━━━━━ Stored data ━━━━━
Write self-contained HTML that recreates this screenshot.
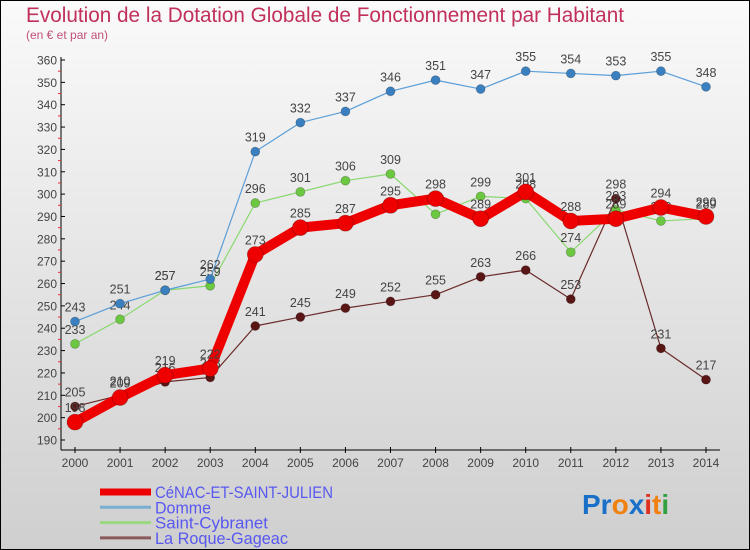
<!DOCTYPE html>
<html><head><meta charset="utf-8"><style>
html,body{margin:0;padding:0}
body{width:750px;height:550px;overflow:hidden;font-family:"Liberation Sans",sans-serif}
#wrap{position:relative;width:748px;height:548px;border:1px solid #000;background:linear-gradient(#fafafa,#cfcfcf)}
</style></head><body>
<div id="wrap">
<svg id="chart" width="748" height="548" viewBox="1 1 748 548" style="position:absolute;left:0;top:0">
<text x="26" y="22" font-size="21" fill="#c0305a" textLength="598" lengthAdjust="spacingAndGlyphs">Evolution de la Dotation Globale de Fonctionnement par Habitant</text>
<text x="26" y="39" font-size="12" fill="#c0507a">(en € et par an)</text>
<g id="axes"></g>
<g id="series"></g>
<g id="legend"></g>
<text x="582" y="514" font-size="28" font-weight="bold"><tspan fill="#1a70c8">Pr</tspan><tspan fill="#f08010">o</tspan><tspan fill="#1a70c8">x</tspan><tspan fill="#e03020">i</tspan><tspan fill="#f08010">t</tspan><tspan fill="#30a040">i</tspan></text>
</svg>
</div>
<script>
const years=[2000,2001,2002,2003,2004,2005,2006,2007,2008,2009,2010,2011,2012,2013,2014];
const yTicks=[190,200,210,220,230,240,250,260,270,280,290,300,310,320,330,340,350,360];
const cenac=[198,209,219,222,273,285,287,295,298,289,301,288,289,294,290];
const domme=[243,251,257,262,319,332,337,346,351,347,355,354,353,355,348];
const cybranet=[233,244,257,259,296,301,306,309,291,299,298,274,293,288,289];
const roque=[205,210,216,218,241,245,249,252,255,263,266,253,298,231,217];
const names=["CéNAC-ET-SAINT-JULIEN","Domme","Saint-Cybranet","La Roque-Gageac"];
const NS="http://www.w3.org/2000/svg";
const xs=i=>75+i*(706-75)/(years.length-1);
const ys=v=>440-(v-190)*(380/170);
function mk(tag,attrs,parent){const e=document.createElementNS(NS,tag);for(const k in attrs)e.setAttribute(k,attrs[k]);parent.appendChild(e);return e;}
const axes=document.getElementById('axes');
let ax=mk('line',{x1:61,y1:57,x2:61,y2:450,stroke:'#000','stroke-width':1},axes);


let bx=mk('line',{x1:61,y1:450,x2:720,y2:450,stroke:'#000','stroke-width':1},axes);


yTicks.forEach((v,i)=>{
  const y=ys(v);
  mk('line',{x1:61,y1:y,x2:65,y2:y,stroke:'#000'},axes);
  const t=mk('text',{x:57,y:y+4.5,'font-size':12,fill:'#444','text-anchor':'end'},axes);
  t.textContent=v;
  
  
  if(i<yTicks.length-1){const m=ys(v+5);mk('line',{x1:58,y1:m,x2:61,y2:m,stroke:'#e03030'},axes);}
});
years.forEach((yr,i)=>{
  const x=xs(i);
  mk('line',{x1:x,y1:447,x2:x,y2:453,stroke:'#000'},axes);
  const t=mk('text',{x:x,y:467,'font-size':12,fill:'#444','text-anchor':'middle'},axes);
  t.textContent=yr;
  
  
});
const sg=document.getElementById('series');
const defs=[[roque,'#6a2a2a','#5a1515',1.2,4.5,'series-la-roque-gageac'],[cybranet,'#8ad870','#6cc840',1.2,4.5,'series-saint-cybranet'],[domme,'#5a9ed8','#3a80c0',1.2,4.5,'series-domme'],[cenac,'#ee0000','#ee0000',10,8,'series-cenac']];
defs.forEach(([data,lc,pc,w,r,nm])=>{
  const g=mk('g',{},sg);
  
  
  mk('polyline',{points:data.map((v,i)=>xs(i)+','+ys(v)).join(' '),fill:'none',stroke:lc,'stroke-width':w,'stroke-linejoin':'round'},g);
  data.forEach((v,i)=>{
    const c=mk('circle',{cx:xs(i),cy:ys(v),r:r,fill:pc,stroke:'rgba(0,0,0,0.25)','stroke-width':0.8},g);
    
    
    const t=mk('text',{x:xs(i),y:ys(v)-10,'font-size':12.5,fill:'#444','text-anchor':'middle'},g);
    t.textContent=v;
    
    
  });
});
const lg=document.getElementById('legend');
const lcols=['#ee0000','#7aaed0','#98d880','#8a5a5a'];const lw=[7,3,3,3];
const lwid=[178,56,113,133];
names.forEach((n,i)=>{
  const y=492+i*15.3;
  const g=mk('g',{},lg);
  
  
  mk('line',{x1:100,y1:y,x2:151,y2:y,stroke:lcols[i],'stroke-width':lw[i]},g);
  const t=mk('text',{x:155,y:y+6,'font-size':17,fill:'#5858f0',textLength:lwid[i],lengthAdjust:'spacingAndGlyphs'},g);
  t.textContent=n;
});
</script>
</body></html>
━━━━━
━━━━━ Stored data ━━━━━
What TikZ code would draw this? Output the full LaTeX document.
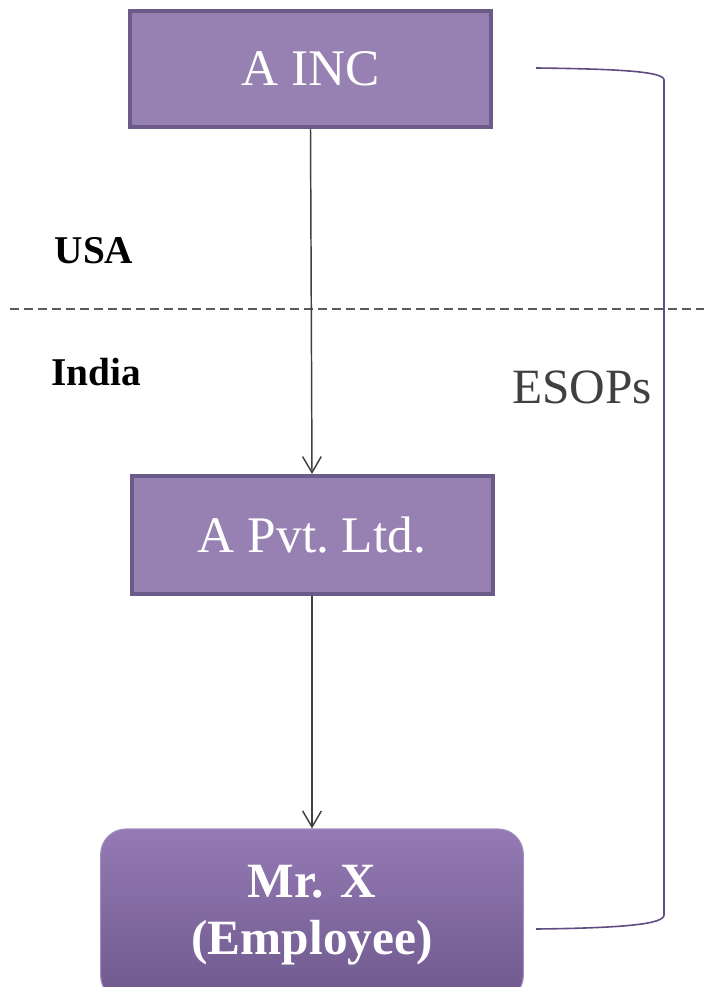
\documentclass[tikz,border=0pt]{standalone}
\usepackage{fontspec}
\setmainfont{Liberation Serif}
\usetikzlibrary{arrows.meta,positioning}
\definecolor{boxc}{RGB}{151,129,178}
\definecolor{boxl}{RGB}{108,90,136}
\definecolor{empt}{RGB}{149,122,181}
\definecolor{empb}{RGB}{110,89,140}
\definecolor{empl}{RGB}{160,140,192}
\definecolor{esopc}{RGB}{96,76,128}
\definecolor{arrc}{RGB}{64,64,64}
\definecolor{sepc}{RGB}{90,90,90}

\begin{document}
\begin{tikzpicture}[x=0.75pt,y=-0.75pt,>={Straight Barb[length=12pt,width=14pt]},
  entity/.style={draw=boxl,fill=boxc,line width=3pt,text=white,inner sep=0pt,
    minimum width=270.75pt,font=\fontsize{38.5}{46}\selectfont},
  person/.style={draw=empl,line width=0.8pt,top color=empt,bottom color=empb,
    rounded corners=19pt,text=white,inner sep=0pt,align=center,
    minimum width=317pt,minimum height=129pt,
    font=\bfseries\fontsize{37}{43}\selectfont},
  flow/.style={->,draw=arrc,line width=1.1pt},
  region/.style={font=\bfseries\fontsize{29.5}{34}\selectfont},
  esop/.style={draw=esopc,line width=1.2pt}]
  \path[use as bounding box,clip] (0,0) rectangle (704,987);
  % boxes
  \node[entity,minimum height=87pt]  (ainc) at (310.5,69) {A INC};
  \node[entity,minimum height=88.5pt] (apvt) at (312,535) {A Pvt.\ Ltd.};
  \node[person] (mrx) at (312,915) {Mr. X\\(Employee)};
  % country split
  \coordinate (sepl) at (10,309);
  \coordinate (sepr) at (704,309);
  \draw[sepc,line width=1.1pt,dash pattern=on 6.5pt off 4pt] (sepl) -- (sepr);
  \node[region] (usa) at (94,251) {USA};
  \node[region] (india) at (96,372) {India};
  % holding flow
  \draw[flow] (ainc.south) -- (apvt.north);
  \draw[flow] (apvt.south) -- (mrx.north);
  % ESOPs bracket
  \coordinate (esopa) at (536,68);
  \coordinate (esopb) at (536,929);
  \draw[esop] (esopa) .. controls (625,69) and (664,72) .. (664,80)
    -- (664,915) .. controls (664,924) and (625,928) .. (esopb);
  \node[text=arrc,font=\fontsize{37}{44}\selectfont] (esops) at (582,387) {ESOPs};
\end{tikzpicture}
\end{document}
━━━━━
━━━━━ Stored data ━━━━━
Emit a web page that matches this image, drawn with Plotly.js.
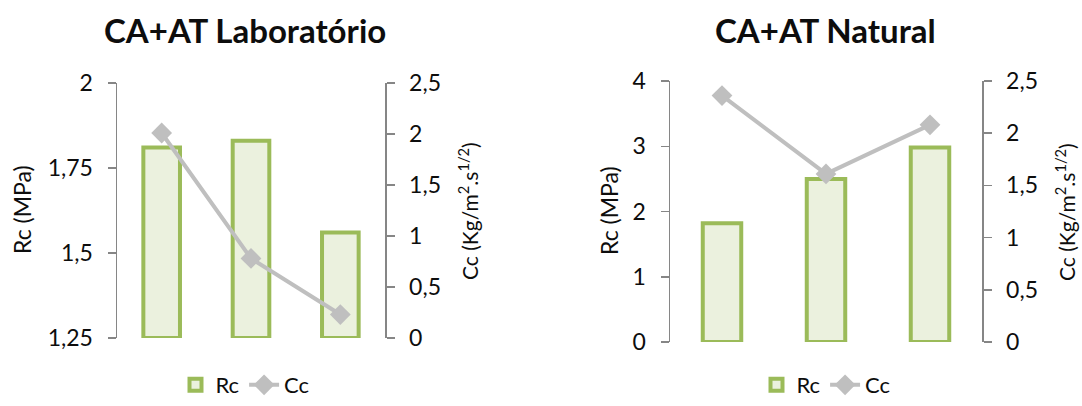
━━━━━
* Problem to work on *
Check all the records above and select each line where the string "this" is found.

* Exercise solution *
Write self-contained HTML that recreates this screenshot.
What TikZ code would draw this? Output the full LaTeX document.
Emit a web page that matches this image, drawn with Plotly.js.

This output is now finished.